If you bought an underwater camera anywhere in Europe and the question was "where will it look best," the answer is: an Alpine lake in July.

The shy fish problem

Here's the catch. Alpine brown trout and char are famously spooky. In clear, low-nutrient water with sparse food, fish are cautious about anything new. They learn a single wrong presentation in a day and remember it for weeks.

A camera in 12m of clear water is visible to fish from 4–6m away. The glint off the lens housing, the movement of the body in current, the two green LEDs (if you have them on) — all of it is sensory input a fish is going to evaluate.

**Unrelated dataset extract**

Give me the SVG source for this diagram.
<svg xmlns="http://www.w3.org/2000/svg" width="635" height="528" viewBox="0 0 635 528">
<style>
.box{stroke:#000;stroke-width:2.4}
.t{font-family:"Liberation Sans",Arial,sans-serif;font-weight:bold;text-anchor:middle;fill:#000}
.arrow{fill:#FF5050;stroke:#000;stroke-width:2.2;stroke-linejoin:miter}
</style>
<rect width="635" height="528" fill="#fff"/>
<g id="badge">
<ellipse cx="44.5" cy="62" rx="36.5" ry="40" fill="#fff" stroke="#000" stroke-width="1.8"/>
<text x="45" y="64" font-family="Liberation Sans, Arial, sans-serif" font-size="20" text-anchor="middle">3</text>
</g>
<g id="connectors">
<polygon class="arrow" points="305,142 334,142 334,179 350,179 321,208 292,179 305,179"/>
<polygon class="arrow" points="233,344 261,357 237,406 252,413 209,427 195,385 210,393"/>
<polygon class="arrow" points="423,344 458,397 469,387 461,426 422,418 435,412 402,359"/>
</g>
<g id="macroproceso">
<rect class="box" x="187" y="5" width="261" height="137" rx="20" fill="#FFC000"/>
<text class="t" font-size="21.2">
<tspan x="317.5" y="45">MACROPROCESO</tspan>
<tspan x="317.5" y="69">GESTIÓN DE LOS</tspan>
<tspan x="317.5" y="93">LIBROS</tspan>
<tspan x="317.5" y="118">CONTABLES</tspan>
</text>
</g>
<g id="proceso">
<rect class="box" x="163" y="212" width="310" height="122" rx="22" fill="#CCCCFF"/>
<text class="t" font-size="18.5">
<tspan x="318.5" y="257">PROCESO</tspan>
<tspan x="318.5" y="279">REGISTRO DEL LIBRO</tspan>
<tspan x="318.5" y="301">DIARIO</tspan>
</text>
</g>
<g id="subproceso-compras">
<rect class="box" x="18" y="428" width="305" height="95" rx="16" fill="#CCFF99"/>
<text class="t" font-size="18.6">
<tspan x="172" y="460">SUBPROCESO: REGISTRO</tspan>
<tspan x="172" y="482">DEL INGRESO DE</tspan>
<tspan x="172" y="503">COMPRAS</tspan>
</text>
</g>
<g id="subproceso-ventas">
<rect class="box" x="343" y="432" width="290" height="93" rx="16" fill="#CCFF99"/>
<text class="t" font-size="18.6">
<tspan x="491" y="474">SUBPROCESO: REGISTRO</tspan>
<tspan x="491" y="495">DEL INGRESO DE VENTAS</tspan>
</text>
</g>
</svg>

Here's the practical rule: in clear Alpine water, leave the camera still for at least 15 minutes before expecting natural behaviour. Fish adapt to anything stationary. They do not adapt to things that move repeatedly or glow unnaturally.

Turn the LEDs off

The CanFish CamX has two green 0.5W LEDs designed for low-light use. In an Alpine lake in summer, ambient light at 5m depth is plenty. Switching LEDs off avoids any chance of visual spook. Save the LEDs for depth work or dawn sessions.

Position low and stable

Don't hang the camera mid-water. Drop it to the bottom, let it settle on a stone or wedge it between two rocks with the lens angled slightly upward. Fish accept bottom-resting objects far more readily than dangling ones.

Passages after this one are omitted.